THE four DVD releases tell the story of the history of “Clemenza” in our time. DG has reissued the video of Jean-Pierre Ponnelle’s “Clemenza” film based upon his neo-Classical 1970 production. James Levine conducts a cast of Met singers from the time. It’s handsome but feels, in sight and sound, bloated by today’s standards.

Ursel and Karl-Ernst Herrmann came up with a postmodern production in 1992 and it’s still around, still stunning to look at in its highly stylized way. If you can get to Paris by Monday, you can see it at the Palais Garnier. A performance filmed earlier this year in Paris is also just out on Opus Art, conducted by Sylvain Camberling and highlighted by Susan Graham’s Sesto.

But the “Clemenza” for our time is on a TDK DVD taken from the 2003 Salzburg Festival (and repeated at the festival last summer). The early music authority Nicholas Harnoncourt conducts, often from unpredictable points of view.

The production by the Austrian somewhat avant-garde director Martin Kusej is somewhat updated. It is not without silliness -- the Roman people are modern tourists in a museum.

But the actual characters are real and tormented and nasty -- and they don’t mind showing it.

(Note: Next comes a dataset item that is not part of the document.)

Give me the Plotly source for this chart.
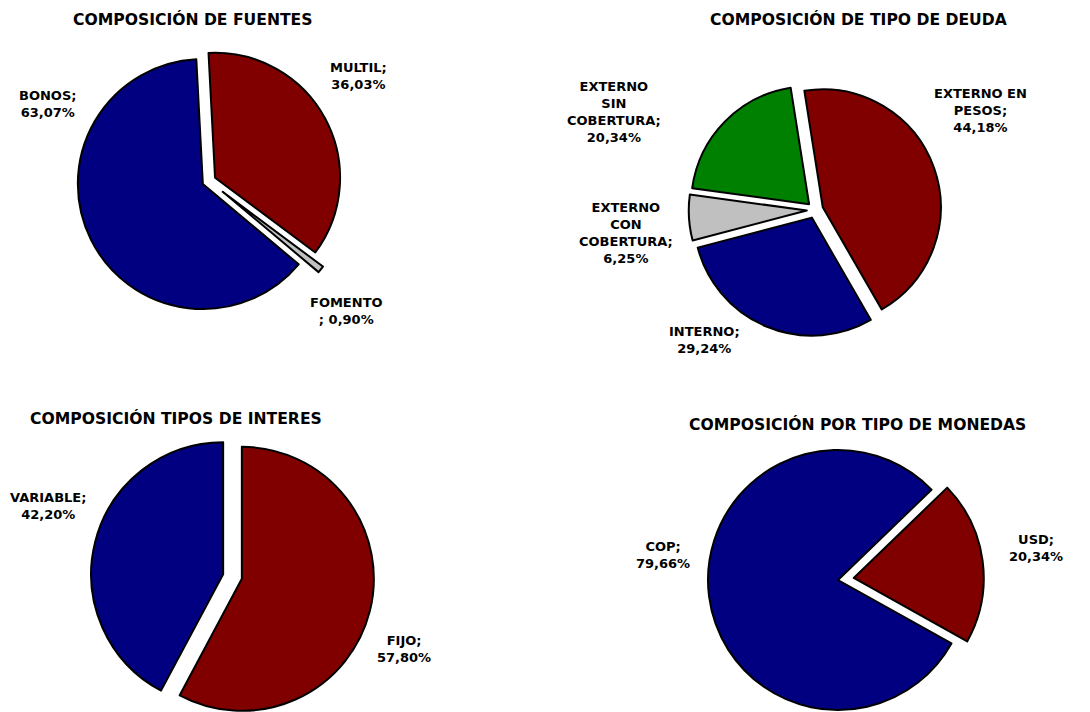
import math
import textwrap
import plotly.graph_objects as go

# page body has an 8px margin: the figure is sized to fill the rest of the window
OFF = 8
FW, FH = 1090 - OFF, 712 - OFF

# ---------------- data ----------------
fuentes_labels = ["MULTIL", "FOMENTO", "BONOS"]
fuentes_values = [36.03, 0.90, 63.07]

deuda_labels = ["EXTERNO EN PESOS", "INTERNO", "EXTERNO CON COBERTURA", "EXTERNO SIN COBERTURA"]
deuda_values = [44.18, 29.24, 6.25, 20.34]

interes_labels = ["FIJO", "VARIABLE"]
interes_values = [57.80, 42.20]

monedas_labels = ["USD", "COP"]
monedas_values = [20.34, 79.66]

chart_titles = [
    "COMPOSICIÓN DE FUENTES",
    "COMPOSICIÓN DE TIPO DE DEUDA",
    "COMPOSICIÓN TIPOS DE INTERES",
    "COMPOSICIÓN POR TIPO DE MONEDAS",
]

# ---------------- styles ----------------
NAVY, MAROON, GREEN, SILVER = "#000080", "#800000", "#008000", "#C0C0C0"
FONT = "DejaVu Sans"
TRANSPARENT = "rgba(0,0,0,0)"


def px_x(sx):
    return (sx - OFF) / FW


def px_y(sy):
    return 1 - (sy - OFF) / FH


fig = go.Figure()


def add_exploded_pie(labels, values, colors, center, r, rotation, pulls):
    """One trace per slice; each slice is exploded by moving its pie domain."""
    total = sum(values)
    cum = 0.0
    for i, v in enumerate(values):
        mid = math.radians(rotation + (cum + v / 2) / total * 360)
        cum += v
        d = pulls[i] * r
        cx = center[0] + d * math.sin(mid)
        cy = center[1] - d * math.cos(mid)
        x0, x1 = px_x(cx - r), px_x(cx + r)
        y0, y1 = px_y(cy + r), px_y(cy - r)
        fig.add_trace(go.Pie(
            labels=labels, values=values, sort=False,
            direction="clockwise", rotation=rotation,
            marker=dict(
                colors=[c if j == i else TRANSPARENT for j, c in enumerate(colors)],
                line=dict(color=["black" if j == i else TRANSPARENT for j in range(len(values))],
                          width=[2 if j == i else 0 for j in range(len(values))]),
            ),
            textinfo="none", hoverinfo="label+percent", showlegend=False,
            domain=dict(x=[max(0, x0), min(1, x1)], y=[max(0, y0), min(1, y1)]),
        ))


add_exploded_pie(fuentes_labels, fuentes_values, [MAROON, SILVER, NAVY],
                 center=(209, 181), r=125, rotation=-3, pulls=[0.055, 0.14, 0.055])
add_exploded_pie(deuda_labels, deuda_values, [MAROON, NAVY, SILVER, GREEN],
                 center=(815, 210), r=118, rotation=-9, pulls=[0.07, 0.07, 0.07, 0.07])
add_exploded_pie(interes_labels, interes_values, [MAROON, NAVY],
                 center=(232.5, 576.5), r=132, rotation=0, pulls=[0.073, 0.073])
add_exploded_pie(monedas_labels, monedas_values, [MAROON, NAVY],
                 center=(838, 580), r=130, rotation=46, pulls=[0.122, 0.0])


def pct(v):
    return f"{v:.2f}".replace(".", ",") + "%"


def label_text(label, value):
    if label == "FOMENTO":
        return f"{label}<br>; {pct(value)}"
    return "<br>".join(textwrap.wrap(label + ";", width=10) + [pct(value)])


annotations = []
title_pos = [(192, 19.5), (858, 19.5), (176, 418), (857, 424)]
for t, (x, y) in zip(chart_titles, title_pos):
    annotations.append(dict(text=t, x=px_x(x), y=px_y(y), xref="paper", yref="paper",
                            showarrow=False, xanchor="center", yanchor="middle",
                            font=dict(family=FONT, size=15.6, color="black", weight="bold")))

label_pos = {
    "MULTIL": (358, 76), "FOMENTO": (346, 311), "BONOS": (47, 104),
    "EXTERNO EN PESOS": (981, 110), "INTERNO": (704, 340),
    "EXTERNO CON COBERTURA": (626, 233), "EXTERNO SIN COBERTURA": (614, 112),
    "FIJO": (404, 649), "VARIABLE": (48, 506),
    "USD": (1036, 548), "COP": (663, 555),
}
for labels, values in [(fuentes_labels, fuentes_values), (deuda_labels, deuda_values),
                       (interes_labels, interes_values), (monedas_labels, monedas_values)]:
    for lab, val in zip(labels, values):
        x, y = label_pos[lab]
        annotations.append(dict(text=label_text(lab, val), x=px_x(x), y=px_y(y),
                                xref="paper", yref="paper", showarrow=False,
                                xanchor="center", yanchor="middle", align="center",
                                font=dict(family=FONT, size=13, color="black", weight="bold")))

fig.update_layout(
    width=FW, height=FH, margin=dict(l=0, r=0, t=0, b=0),
    paper_bgcolor="white", plot_bgcolor="white",
    showlegend=False, annotations=annotations,
)

fig.write_html("out.html")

Vesselina Kasarova’s Sesto is a strikingly unhinged lover; Dorothea Roschmann’s Vitellia is a frightening sexual predator; Michael Schade shows Tito’s clemency at least in part as the product of a deranged mind. The Vienna Philharmonic is in the pit and sumptuous. On the stage above, the drama is dirt-encrusted.

The fourth “Clemenza” DVD, on Arthaus Musik, comes from the Drottningholm Opera in Sweden, 1987. It might be two centuries earlier. The attempt was to return to musical and theatrical mannerisms of an earlier century, unfiltered by the present. The disc serves one purpose: It reminds us why it took so long for “Clemenza” to arrive.